## Raw data
◆ ◆ ◆ ◆ ◆
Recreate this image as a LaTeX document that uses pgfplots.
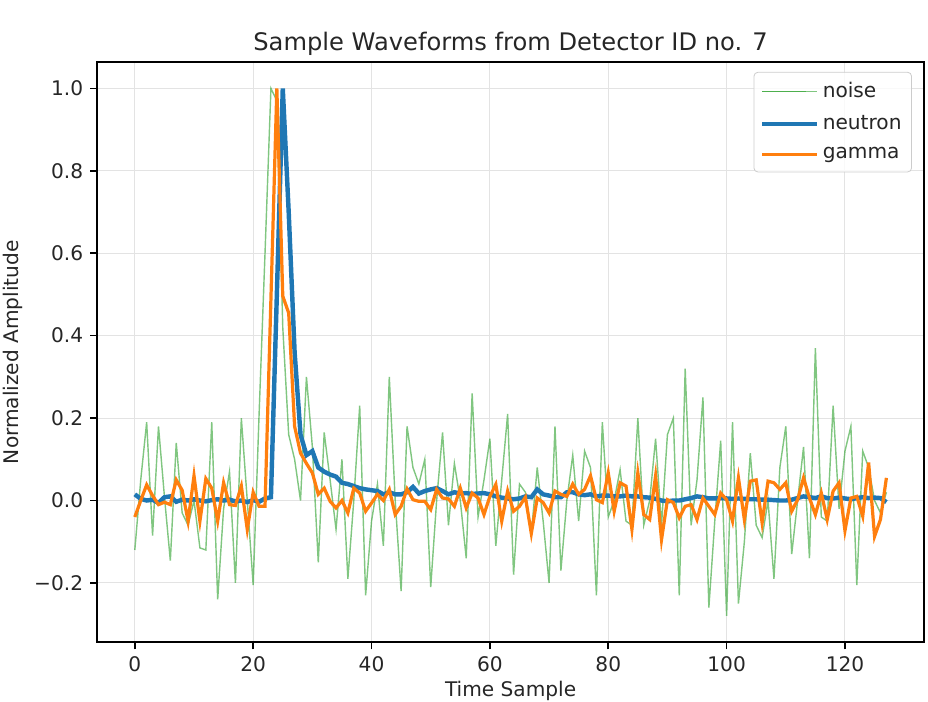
\documentclass[border=0pt]{standalone}
\usepackage{pgfplots}
\pgfplotsset{compat=1.18}
\usepackage{pgfplotstable}
\usepackage{fontspec}
\setmainfont{DejaVu Sans}
\definecolor{mplblue}{HTML}{1F77B4}
\definecolor{mplorange}{HTML}{FF7F0E}
\definecolor{mplgreen}{HTML}{2CA02C}
\pgfplotstableread{
i noise neutron gamma
0 -0.12 0.015 -0.04
1 0.05 0.004 0.0
2 0.19 0.0 0.038
3 -0.085 0.002 0.012
4 0.18 -0.006 -0.01
5 0.01 0.008 -0.004
6 -0.146 0.01 -0.01
7 0.14 -0.003 0.05
8 -0.03 0.002 0.025
9 -0.06 0.0 -0.05
10 0.0 0.003 0.06
11 -0.115 0.0 -0.05
12 -0.12 -0.002 0.053
13 0.19 0.001 0.03
14 -0.24 0.003 -0.05
15 -0.02 0.0 0.043
16 0.07 0.002 -0.01
17 -0.20 -0.002 -0.012
18 0.20 0.0 0.035
19 0.0 -0.004 -0.07
20 -0.205 0.001 0.02
21 0.21 -0.003 -0.014
22 0.6 0.005 -0.014
23 1.0 0.008 0.49
24 0.97 0.5 1.0
25 0.42 1.0 0.496
26 0.16 0.70 0.455
27 0.10 0.36 0.18
28 0.0 0.16 0.115
29 0.30 0.11 0.09
30 0.13 0.12 0.067
31 -0.15 0.08 0.015
32 0.165 0.07 0.03
33 0.05 0.063 -0.002
34 -0.07 0.058 -0.018
35 0.10 0.043 0.0
36 -0.19 0.04 -0.03
37 0.0 0.035 0.03
38 0.23 0.03 0.018
39 -0.23 0.027 -0.026
40 -0.05 0.025 -0.006
41 0.04 0.023 0.015
42 -0.11 0.015 0.0
43 0.30 0.02 0.027
44 0.0 0.015 -0.034
45 -0.22 0.015 -0.014
46 0.18 0.02 0.028
47 0.08 0.033 0.002
48 0.04 0.017 -0.002
49 0.10 0.023 -0.002
50 -0.21 0.027 -0.022
51 0.0 0.03 0.027
52 0.165 0.023 0.006
53 -0.06 0.015 0.004
54 0.09 0.02 -0.014
55 0.0 0.017 0.03
56 -0.14 0.018 -0.018
57 0.26 0.016 0.018
58 -0.04 0.017 0.006
59 0.05 0.018 -0.034
60 0.15 0.015 0.01
61 -0.11 0.01 0.039
62 0.05 0.007 -0.05
63 0.21 0.005 0.023
64 -0.18 0.003 -0.026
65 0.04 0.005 -0.014
66 0.02 0.01 0.008
67 -0.08 0.008 -0.08
68 0.08 0.027 0.006
69 -0.05 0.015 -0.005
70 -0.20 0.012 -0.03
71 0.18 0.008 0.023
72 -0.17 0.008 0.015
73 0.0 0.02 0.01
74 0.11 0.02 0.04
75 -0.05 0.015 0.015
76 0.12 0.013 0.027
77 0.08 0.015 0.06
78 -0.23 0.01 0.002
79 0.19 0.012 -0.005
80 -0.04 0.012 0.067
81 0.0 0.01 -0.026
82 0.075 0.01 0.043
83 -0.05 0.012 0.035
84 -0.06 0.01 -0.07
85 0.20 0.01 0.067
86 -0.06 0.008 -0.034
87 0.0 0.007 -0.046
88 0.15 0.004 0.06
89 -0.06 0.0 -0.095
90 0.16 -0.002 0.002
91 0.20 0.0 -0.005
92 -0.23 0.0 -0.042
93 0.32 0.003 -0.014
94 -0.06 0.006 -0.01
95 0.05 0.01 -0.046
96 0.25 0.008 0.006
97 -0.26 0.005 -0.014
98 -0.05 0.005 -0.034
99 0.145 0.006 0.018
100 -0.28 0.005 0.002
101 0.19 0.004 -0.05
102 -0.25 0.005 0.055
103 -0.10 0.004 -0.046
104 0.115 0.003 0.047
105 -0.06 0.003 0.05
106 -0.09 0.002 -0.054
107 0.0 0.002 0.047
108 -0.19 0.001 0.043
109 0.08 0.0 0.027
110 0.18 0.0 0.043
111 -0.13 0.002 -0.026
112 0.0 0.006 0.002
113 0.13 0.01 0.055
114 -0.14 0.008 0.006
115 0.37 0.006 -0.034
116 -0.04 0.01 0.018
117 -0.05 0.006 -0.046
118 0.23 0.005 0.023
119 -0.02 0.007 0.043
120 0.12 0.005 -0.073
121 0.18 0.003 0.006
122 -0.205 0.006 0.01
123 0.12 0.008 -0.038
124 0.08 0.006 0.092
125 0.0 0.007 -0.087
126 -0.03 0.006 -0.046
127 0.02 -0.004 0.055
}\wavedata
\begin{document}
\begin{tikzpicture}
\begin{axis}[
  scale only axis,
  width=410.6pt, height=288.2pt,
  xmin=-6.35, xmax=133.35,
  ymin=-0.344, ymax=1.064,
  xtick={0,20,40,60,80,100,120},
  xticklabels={0,20,40,60,80,100,120},
  ytick={-0.2,0,0.2,0.4,0.6,0.8,1.0},
  yticklabels={−0.2,0.0,0.2,0.4,0.6,0.8,1.0},
  tick align=outside,
  major tick length=3.5pt,
  tick style={black, line width=0.8pt},
  axis line style={black, line width=0.8pt},
  xtick pos=bottom, ytick pos=left,
  grid=major,
  major grid style={gray!22, line width=0.5pt},
  ticklabel style={font=\fontsize{10}{12}\selectfont, text=black!85},
  title={Sample Waveforms from Detector ID no. 7},
  title style={font=\fontsize{12}{14}\selectfont, text=black!85, at={(axis description cs:0.5,1)}, anchor=base, yshift=-0.5pt},
  xlabel={Time Sample},
  ylabel={Normalized Amplitude},
  xlabel style={font=\fontsize{10}{12}\selectfont, text=black!85, at={(axis description cs:0.5,-0.094)}, anchor=base},
  ylabel style={font=\fontsize{10}{12}\selectfont, text=black!85, at={(axis description cs:-0.1023,0.5)}, anchor=center},
  legend cell align=left,
  legend style={at={(axis description cs:0.9855,0.983)}, anchor=north east,
    draw=black!20, rounded corners=2pt, fill=white, fill opacity=0.8, text opacity=1,
    font=\fontsize{10}{12}\selectfont, row sep=3.4pt, inner sep=3pt, text=black!85},
  legend image code/.code={\draw[#1] (0pt,0pt) -- (22pt,0pt); \path (0pt,0pt) -- (27pt,0pt);},
]
\addplot[mplgreen, opacity=0.6, line width=0.7pt] table[x=i, y=noise] {\wavedata};
\addlegendentry{noise}
\addplot[mplblue, line width=2.2pt] table[x=i, y=neutron] {\wavedata};
\addlegendentry{neutron}
\addplot[mplorange, line width=1.6pt] table[x=i, y=gamma] {\wavedata};
\addlegendentry{gamma}
\end{axis}
\pgfresetboundingbox
\path[use as bounding box] ([xshift=-48.3pt, yshift=-29.65pt]current axis.south west) rectangle ([xshift=2pt, yshift=30.8pt]current axis.north east);
\end{tikzpicture}
\end{document}
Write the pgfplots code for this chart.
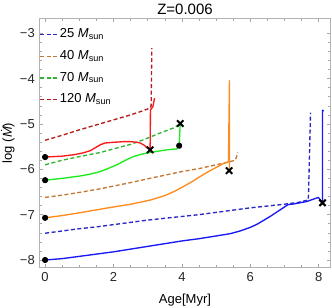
\documentclass[border=0pt]{standalone}
\usepackage{pgfplots}
\pgfplotsset{compat=1.18}
\usepackage{fontspec}
\setmainfont{Liberation Sans}
\definecolor{cB}{RGB}{25,25,245}
\definecolor{cBd}{RGB}{40,40,200}
\definecolor{cO}{RGB}{255,140,30}
\definecolor{cOd}{RGB}{195,120,50}
\definecolor{cG}{RGB}{30,235,30}
\definecolor{cGd}{RGB}{50,180,50}
\definecolor{cR}{RGB}{250,25,25}
\definecolor{cRd}{RGB}{180,30,30}
\begin{document}
\fontsize{13}{15}\selectfont
\begin{tikzpicture}
\begin{axis}[
  scale only axis, width=291.4pt, height=249.4pt,
  xmin=-0.17, xmax=8.35, ymin=-8.17, ymax=-2.67,
  xtick={0,2,4,6,8}, minor x tick num=3,
  ytick={-8,-7,-6,-5,-4,-3}, yticklabels={−8,−7,−6,−5,−4,−3}, minor y tick num=4,
  /pgf/number format/assume math mode=true,
  axis line style={draw=black!30, line width=0.6pt},
  tick style={black!35, line width=0.5pt},
  major tick length=4pt, minor tick length=2.5pt,
  ticklabel style={font=\fontsize{13}{15}\selectfont, text=black!85},
  every axis title shift=0pt,
  title={Z=0.006},
  title style={font=\fontsize{15}{18}\selectfont, at={(0.5,1)}, anchor=base, yshift=3.3pt, inner sep=0pt},
  xlabel={Age[Myr]},
  xlabel style={font=\fontsize{13}{15}\selectfont, at={(0.5,0)}, anchor=base, yshift=-35.6pt, inner sep=0pt},
  ylabel={log (\textit{\.M})},
  every axis y label/.style={font=\fontsize{13}{15}\selectfont, at={(-0.0937,0.5)}, anchor=base, rotate=90, inner sep=0pt},
  legend style={at={(0,1)}, anchor=north west, draw=none, fill=none, inner xsep=0pt, inner ysep=0pt, yshift=-10.2pt,
    row sep=9.7pt, nodes={inner sep=0pt, text height=9pt, text depth=3pt, font=\fontsize{13}{15}\selectfont},
    /tikz/every even column/.append style={column sep=8pt}},
  legend cell align=left,
  legend image code/.code={\draw[#1] (0pt,0pt) -- (19pt,0pt);},
  every axis plot/.append style={line width=1.35pt, line join=round},
]
% dashed series
\addplot[cBd, dash pattern=on 4pt off 2.5pt] coordinates {
(0,-7.41) (0.5,-7.36) (1,-7.31) (1.5,-7.27) (2,-7.22) (2.5,-7.17) (3,-7.12) (3.5,-7.08) (4,-7.04) (4.5,-7.0) (5,-6.95) (5.5,-6.9) (6,-6.85) (6.5,-6.81) (7,-6.77) (7.4,-6.73) (7.68,-6.68) (7.70,-6.6) (7.76,-4.75)};
\addlegendentry{25 \textit{M}\textsubscript{sun}}
\addplot[cOd, dash pattern=on 4pt off 2.5pt] coordinates {
(0,-6.62) (0.5,-6.57) (1,-6.51) (1.61,-6.43) (2,-6.37) (2.58,-6.28) (3,-6.21) (3.56,-6.12) (4,-6.05) (4.53,-5.98) (5,-5.9) (5.31,-5.85) (5.56,-5.8) (5.6,-5.72) (5.63,-5.63)};
\addlegendentry{40 \textit{M}\textsubscript{sun}}
\addplot[cGd, dash pattern=on 4pt off 2.5pt] coordinates {
(0,-5.9) (0.5,-5.8) (1,-5.72) (1.61,-5.63) (2,-5.55) (2.5,-5.45) (2.87,-5.35) (3.36,-5.2) (3.75,-5.09) (3.95,-5.0)};
\addlegendentry{70 \textit{M}\textsubscript{sun}}
\addplot[cRd, dash pattern=on 4pt off 2.5pt] coordinates {
(0,-5.36) (0.5,-5.25) (1,-5.13) (1.5,-5.02) (2,-4.91) (2.5,-4.8) (2.78,-4.73) (3.07,-4.65) (3.1,-4.6) (3.12,-3.33)};
\addlegendentry{120 \textit{M}\textsubscript{sun}}
% solid series
\addplot[cB, forget plot] coordinates {
(0,-8.0) (0.5,-7.97) (1,-7.92) (1.5,-7.87) (2,-7.82) (2.5,-7.76) (3,-7.7) (3.5,-7.64) (4,-7.58) (4.5,-7.53) (5,-7.47) (5.41,-7.42) (5.7,-7.36) (6,-7.28) (6.2,-7.21) (6.38,-7.13) (6.6,-7.03) (6.8,-6.93) (7.0,-6.83) (7.1,-6.78) (7.3,-6.76) (7.65,-6.71) (7.99,-6.62) (8.11,-6.74) (8.11,-4.70) (8.15,-4.71)};
\addplot[cO, forget plot] coordinates {
(0,-7.07) (0.5,-7.02) (1,-6.96) (1.61,-6.88) (2,-6.83) (2.5,-6.77) (3.07,-6.68) (3.5,-6.58) (3.8,-6.48) (4.04,-6.38) (4.3,-6.27) (4.53,-6.16) (4.8,-6.04) (5.02,-5.95) (5.2,-5.88) (5.36,-5.83) (5.39,-4.05) (5.39,-6.03)};
\addplot[cG, forget plot] coordinates {
(0,-6.24) (0.5,-6.2) (1,-6.15) (1.3,-6.11) (1.61,-6.05) (1.85,-5.98) (2.1,-5.9) (2.35,-5.8) (2.58,-5.72) (2.8,-5.67) (3.07,-5.63) (3.3,-5.6) (3.56,-5.57) (3.85,-5.55) (3.92,-5.48) (3.95,-4.99)};
\addplot[cR, forget plot] coordinates {
(0,-5.73) (0.5,-5.71) (0.83,-5.68) (1.1,-5.64) (1.32,-5.59) (1.5,-5.51) (1.61,-5.46) (1.75,-5.42) (1.9,-5.41) (2.1,-5.40) (2.29,-5.39) (2.49,-5.39) (2.65,-5.40) (2.78,-5.42) (2.9,-5.47) (2.97,-5.52) (3.07,-5.57) (3.08,-4.69) (3.15,-4.62) (3.2,-4.43)};
% markers
\addplot[only marks, mark=*, mark size=2.4pt, black, forget plot] coordinates {
(0,-8.0) (0,-7.07) (0,-6.24) (0,-5.73) (3.92,-5.48)};
\addplot[only marks, mark=x, mark size=4.5pt, line width=2pt, black, forget plot] coordinates {
(3.07,-5.57) (3.95,-4.99) (5.38,-6.03) (8.11,-6.74)};
\end{axis}
\pgfresetboundingbox
\path[use as bounding box] ([xshift=-39.3pt,yshift=-39.3pt]current axis.south west) rectangle ([xshift=1.3pt,yshift=18.3pt]current axis.north east);
\end{tikzpicture}
\end{document}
◆ ◆ ◆ ◆ ◆
## Exercise objective
List each line of the entries that holds the string "this".

## Exercise result
Recreate this image as a LaTeX document that uses pgfplots.
Write the pgfplots code for this chart.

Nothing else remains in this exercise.